## WHAT THE TASK REQUIRES
Repeat what the lines below say, word for word, and skip every image.
------------------------------------------------------------
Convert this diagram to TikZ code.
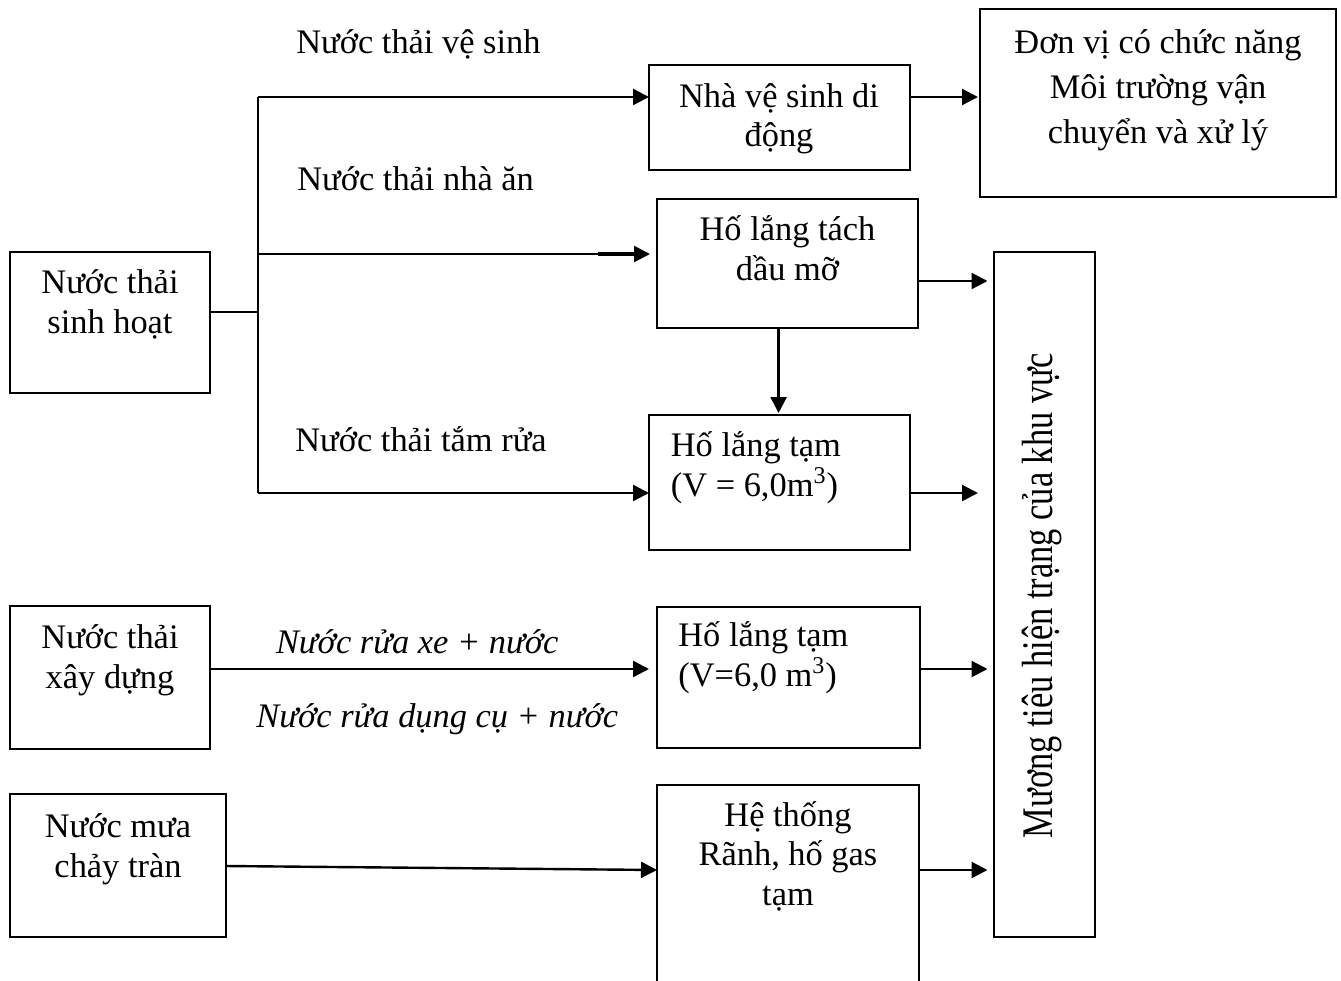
\documentclass[tikz,border=0pt]{standalone}
\usepackage{fontspec}
\setmainfont{Liberation Serif}
\usetikzlibrary{arrows.meta}
\begin{document}
\begin{tikzpicture}[x=0.5pt,y=-0.5pt,
  box/.style={draw,line width=1pt,inner sep=0pt,outer sep=0pt,anchor=north west},
  txt/.style={font=\fontsize{17.2}{19.75}\selectfont,inner sep=0pt,align=center,anchor=base},
  txtl/.style={txt,align=left,anchor=base west},
  lbl/.style={txt,anchor=base west},
  ilbl/.style={lbl,font=\fontsize{17.2}{19.75}\selectfont\itshape},
  flow/.style={line width=1.2pt,-{Triangle[length=8pt,width=8pt]}},
  plain/.style={line width=1.2pt}]
\clip (0,0) rectangle (1341,981);
\fill[white] (0,0) rectangle (1341,981);
% boxes
\node[box,minimum width=100pt,minimum height=70.5pt] (A) at (10,252) {};
\node[box,minimum width=130.5pt,minimum height=52.5pt] (B) at (649,65) {};
\node[box,minimum width=130.5pt,minimum height=64.5pt] (C) at (657,199) {};
\node[box,minimum width=178pt,minimum height=94pt] (D) at (980,9) {};
\node[box,minimum width=130.5pt,minimum height=67.5pt] (E) at (649,415) {};
\node[box,minimum width=50.5pt,minimum height=342.5pt] (F) at (994,252) {};
\node[box,minimum width=100pt,minimum height=71.5pt] (G) at (10,606) {};
\node[box,minimum width=131.5pt,minimum height=70.5pt] (H) at (657,607) {};
\node[box,minimum width=108pt,minimum height=71.5pt] (I) at (10,794) {};
\node[box,minimum width=131pt,minimum height=110pt] (J) at (657,785) {};
% box texts (anchor = baseline of last line)
\node[txt] (At) at (110,333) {Nước thải\\sinh hoạt};
\node[txt] (Bt) at (779,146.7) {Nhà vệ sinh di\\động};
\node[txt] (Ct) at (787.5,280) {Hố lắng tách\\dầu mỡ};
\node[txt,font=\fontsize{17.2}{22.5}\selectfont] (Dt) at (1158,143.3) {Đơn vị có chức năng\\Môi trường vận\\chuyển và xử lý};
\node[txtl] (Et) at (670.5,496) {Hố lắng tạm\\(V = 6,0m\textsuperscript{3})};
\node[txtl] (Ht) at (678,686) {Hố lắng tạm\\(V=6,0 m\textsuperscript{3})};
\node[txt] (Gt) at (110,688) {Nước thải\\xây dựng};
\node[txt] (It) at (118,877) {Nước mưa\\chảy tràn};
\node[txt] (Jt) at (788,905) {Hệ thống\\Rãnh, hố gas\\tạm};
\node[txt,rotate=90] (Ft) at (1052,595.5) {\scalebox{1}[1.27]{Mương tiêu hiện trạng của khu vực}};
% flow labels
\node[lbl] (L1) at (296,53.3) {Nước thải vệ sinh};
\node[lbl] (L2) at (297,190) {Nước thải nhà ăn};
\node[lbl] (L3) at (295,451.7) {Nước thải tắm rửa};
\node[ilbl] (L4) at (275.6,653) {Nước rửa xe + nước};
\node[ilbl] (L5) at (256,727) {Nước rửa dụng cụ + nước};
% coordinates
\coordinate (j) at (258,312);
\coordinate (jt) at (258,97);
\coordinate (jm) at (258,254);
\coordinate (jb) at (258,493);
\coordinate (yC) at (0,281);
\coordinate (xv) at (778.6,0);
\coordinate (yG) at (0,669);
\coordinate (yI1) at (0,866);
\coordinate (yI2) at (0,870);
% connectors
\draw[plain] (A.east |- j) -- (j);
\draw[plain] (jt) -- (jb);
\draw[flow] (jt) -- (B.west |- jt);
\draw[flow,shorten >=3.5pt] (jm) -- (C.west |- jm);
\draw[line width=1.8pt] (598,254) -- (640,254);
\draw[flow] (jb) -- (E.west |- jb);
\draw[flow,shorten >=1pt] (B.east |- jt) -- (D.west |- jt);
\draw[flow,shorten >=3.25pt] (C.east |- yC) -- (F.west |- yC);
\draw[flow,shorten >=1pt] (C.south -| xv) -- (E.north -| xv);
\draw[flow,shorten >=8pt] (E.east |- jb) -- (F.west |- jb);
\draw[flow,shorten >=4pt] (G.east |- yG) -- (H.west |- yG);
\draw[flow,shorten >=3.25pt] (H.east |- yG) -- (F.west |- yG);
\draw[flow] (I.east |- yI1) -- (J.west |- yI2);
\draw[flow,shorten >=3.25pt] (J.east |- yI2) -- (F.west |- yI2);
\end{tikzpicture}
\end{document}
------------------------------------------------------------
## CORRECT RESULT
Convert this diagram to TikZ code.
\documentclass[tikz,border=0pt]{standalone}
\usepackage{fontspec}
\setmainfont{Liberation Serif}
\usetikzlibrary{arrows.meta}
\begin{document}
\begin{tikzpicture}[x=0.5pt,y=-0.5pt,
  box/.style={draw,line width=1pt,inner sep=0pt,outer sep=0pt,anchor=north west},
  txt/.style={font=\fontsize{17.2}{19.75}\selectfont,inner sep=0pt,align=center,anchor=base},
  txtl/.style={txt,align=left,anchor=base west},
  lbl/.style={txt,anchor=base west},
  ilbl/.style={lbl,font=\fontsize{17.2}{19.75}\selectfont\itshape},
  flow/.style={line width=1.2pt,-{Triangle[length=8pt,width=8pt]}},
  plain/.style={line width=1.2pt}]
\clip (0,0) rectangle (1341,981);
\fill[white] (0,0) rectangle (1341,981);
% boxes
\node[box,minimum width=100pt,minimum height=70.5pt] (A) at (10,252) {};
\node[box,minimum width=130.5pt,minimum height=52.5pt] (B) at (649,65) {};
\node[box,minimum width=130.5pt,minimum height=64.5pt] (C) at (657,199) {};
\node[box,minimum width=178pt,minimum height=94pt] (D) at (980,9) {};
\node[box,minimum width=130.5pt,minimum height=67.5pt] (E) at (649,415) {};
\node[box,minimum width=50.5pt,minimum height=342.5pt] (F) at (994,252) {};
\node[box,minimum width=100pt,minimum height=71.5pt] (G) at (10,606) {};
\node[box,minimum width=131.5pt,minimum height=70.5pt] (H) at (657,607) {};
\node[box,minimum width=108pt,minimum height=71.5pt] (I) at (10,794) {};
\node[box,minimum width=131pt,minimum height=110pt] (J) at (657,785) {};
% box texts (anchor = baseline of last line)
\node[txt] (At) at (110,333) {Nước thải\\sinh hoạt};
\node[txt] (Bt) at (779,146.7) {Nhà vệ sinh di\\động};
\node[txt] (Ct) at (787.5,280) {Hố lắng tách\\dầu mỡ};
\node[txt,font=\fontsize{17.2}{22.5}\selectfont] (Dt) at (1158,143.3) {Đơn vị có chức năng\\Môi trường vận\\chuyển và xử lý};
\node[txtl] (Et) at (670.5,496) {Hố lắng tạm\\(V = 6,0m\textsuperscript{3})};
\node[txtl] (Ht) at (678,686) {Hố lắng tạm\\(V=6,0 m\textsuperscript{3})};
\node[txt] (Gt) at (110,688) {Nước thải\\xây dựng};
\node[txt] (It) at (118,877) {Nước mưa\\chảy tràn};
\node[txt] (Jt) at (788,905) {Hệ thống\\Rãnh, hố gas\\tạm};
\node[txt,rotate=90] (Ft) at (1052,595.5) {\scalebox{1}[1.27]{Mương tiêu hiện trạng của khu vực}};
% flow labels
\node[lbl] (L1) at (296,53.3) {Nước thải vệ sinh};
\node[lbl] (L2) at (297,190) {Nước thải nhà ăn};
\node[lbl] (L3) at (295,451.7) {Nước thải tắm rửa};
\node[ilbl] (L4) at (275.6,653) {Nước rửa xe + nước};
\node[ilbl] (L5) at (256,727) {Nước rửa dụng cụ + nước};
% coordinates
\coordinate (j) at (258,312);
\coordinate (jt) at (258,97);
\coordinate (jm) at (258,254);
\coordinate (jb) at (258,493);
\coordinate (yC) at (0,281);
\coordinate (xv) at (778.6,0);
\coordinate (yG) at (0,669);
\coordinate (yI1) at (0,866);
\coordinate (yI2) at (0,870);
% connectors
\draw[plain] (A.east |- j) -- (j);
\draw[plain] (jt) -- (jb);
\draw[flow] (jt) -- (B.west |- jt);
\draw[flow,shorten >=3.5pt] (jm) -- (C.west |- jm);
\draw[line width=1.8pt] (598,254) -- (640,254);
\draw[flow] (jb) -- (E.west |- jb);
\draw[flow,shorten >=1pt] (B.east |- jt) -- (D.west |- jt);
\draw[flow,shorten >=3.25pt] (C.east |- yC) -- (F.west |- yC);
\draw[flow,shorten >=1pt] (C.south -| xv) -- (E.north -| xv);
\draw[flow,shorten >=8pt] (E.east |- jb) -- (F.west |- jb);
\draw[flow,shorten >=4pt] (G.east |- yG) -- (H.west |- yG);
\draw[flow,shorten >=3.25pt] (H.east |- yG) -- (F.west |- yG);
\draw[flow] (I.east |- yI1) -- (J.west |- yI2);
\draw[flow,shorten >=3.25pt] (J.east |- yI2) -- (F.west |- yI2);
\end{tikzpicture}
\end{document}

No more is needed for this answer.